Il nuovo comma 2-bis dell’articolo 23, C.C.I.I., prevede, infine, che l’accordo transattivo si risolve di diritto in caso di apertura della liquidazione giudiziale o della liquidazione controllata o di accertamento dello stato di insolvenza oppure se l’imprenditore non esegue integralmente, entro 60 giorni dalle scadenze previste, i pagamenti dovuti.

Da ultimo appare opportuno precisare che nell’ambito della composizione negoziata non è stata introdotta la possibilità di falcidiare i debiti previdenziali e assicurativi (mentre tale opportunità è prevista nell’accordo di ristrutturazione e nel concordato preventivo), per cui i debiti verso INPS e INAIL dovranno essere soddisfatti integralmente, eventualmente ricorrendo alle rateizzazioni previste dalla normativa ordinaria.

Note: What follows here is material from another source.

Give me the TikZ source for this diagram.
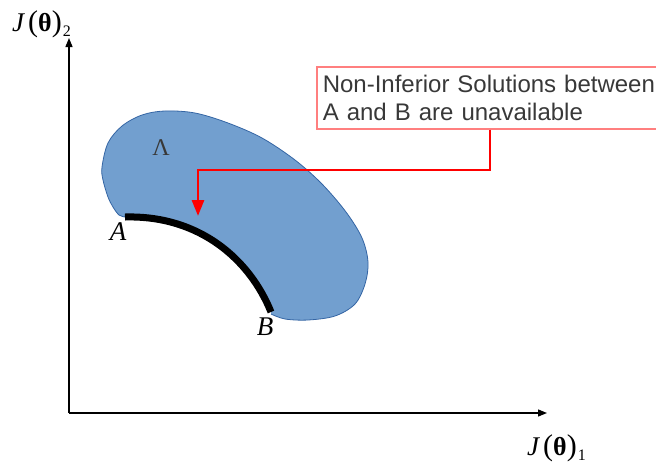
\documentclass[tikz,border=0pt]{standalone}
\usepackage{fontspec}
\setmainfont{Liberation Sans}
\newfontfamily\lserif{Liberation Serif}
\usetikzlibrary{arrows.meta}
\newcommand\Jlab[1]{{\lserif\fontsize{27}{27}\selectfont\textit{J}\hspace{3pt}{\fontsize{30}{30}\selectfont(}{\fontsize{26}{26}\selectfont\bfseries θ}{\fontsize{30}{30}\selectfont)}\hspace{1pt}\raisebox{-5pt}{\fontsize{16}{16}\selectfont #1}}}
\definecolor{blobfill}{HTML}{729FCF}
\definecolor{blobline}{HTML}{3465A4}
\definecolor{boxline}{HTML}{FF7F7F}
\begin{document}
\begin{tikzpicture}[x=1pt,y=-1pt,
  axis/.style={line width=1.3pt,-{Triangle[length=9pt,width=7pt]}},
  front/.style={line width=7pt,black},
  lbl/.style={inner sep=0pt,anchor=base west},
  ptlbl/.style={inner sep=0pt,anchor=base,font=\lserif\itshape\fontsize{27}{27}\selectfont},
  notebox/.style={draw=boxline,line width=1.6pt,anchor=north west,text width=340pt,
    inner xsep=6pt,minimum height=62pt,align=left,text=black!78,
    font=\fontsize{24}{27.5}\selectfont},
  conn/.style={red,line width=2.8pt,-{Triangle[length=16pt,width=12pt]}}]
\useasboundingbox (0,0) rectangle (656,464);
% axes
\coordinate (O) at (69,413);
\coordinate (ytip) at (69,38);
\coordinate (xtip) at (547,413);
\draw[axis] (O) -- (ytip);
\draw[axis] (O) -- (xtip);
\node[lbl] (ylab) at (12,31) {\Jlab{2}};
\node[lbl] (xlab) at (527,455) {\Jlab{1}};
% region
\coordinate (A) at (125,217);
\coordinate (B) at (271,312);
\fill[blobfill] plot[smooth,tension=0.55] coordinates {(271,314) (285,319) (308,320) (335,316) (355,304) (365,284) (368,262) (362,238) (346,212) (322,184) (295,160) (262,138) (228,123) (195,113) (165,111) (142,115) (122,126) (108,143) (102,167) (103,180) (108,197) (113,207) (119,215) (125,217)}
  -- (A) .. controls (200,215) and (250,260) .. (B) -- cycle;
\draw[blobline,line width=0.8pt] plot[smooth,tension=0.55] coordinates {(271,314) (285,319) (308,320) (335,316) (355,304) (365,284) (368,262) (362,238) (346,212) (322,184) (295,160) (262,138) (228,123) (195,113) (165,111) (142,115) (122,126) (108,143) (102,167) (103,180) (108,197) (113,207) (119,215) (125,217)};
\draw[front] (A) .. controls (200,215) and (250,260) .. (B);
\node[inner sep=0pt,anchor=base,text=black!78,font=\lserif\fontsize{24}{24}\selectfont] (lam) at (161,155) {Λ};
\node[ptlbl] (Alab) at (118,240) {A};
\node[ptlbl] (Blab) at (265,335) {B};
% note
\node[notebox] (note) at (316,66) {Non-Inferior Solutions between\\A and B are unavailable};
\coordinate (cx) at (490,0);
\coordinate (bend) at (198,170);
\coordinate (tip) at (198,216);
\draw[conn] (note.south -| cx) |- (bend) -- (tip);
\end{tikzpicture}
\end{document}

Né è possibile lo stralcio dei debiti relativi ai tributi locali, per i quali occorrerà attendere l’attuazione della Legge delega per la riforma fiscale (L. 111/2023), il cui articolo 9, comma 1, lett. a), n. 5), prevede l’introduzione, nell’ambito della composizione negoziata, della possibilità di raggiungere un accordo sul pagamento parziale o dilazionato anche dei tributi locali (sempre previo intervento del tribunale).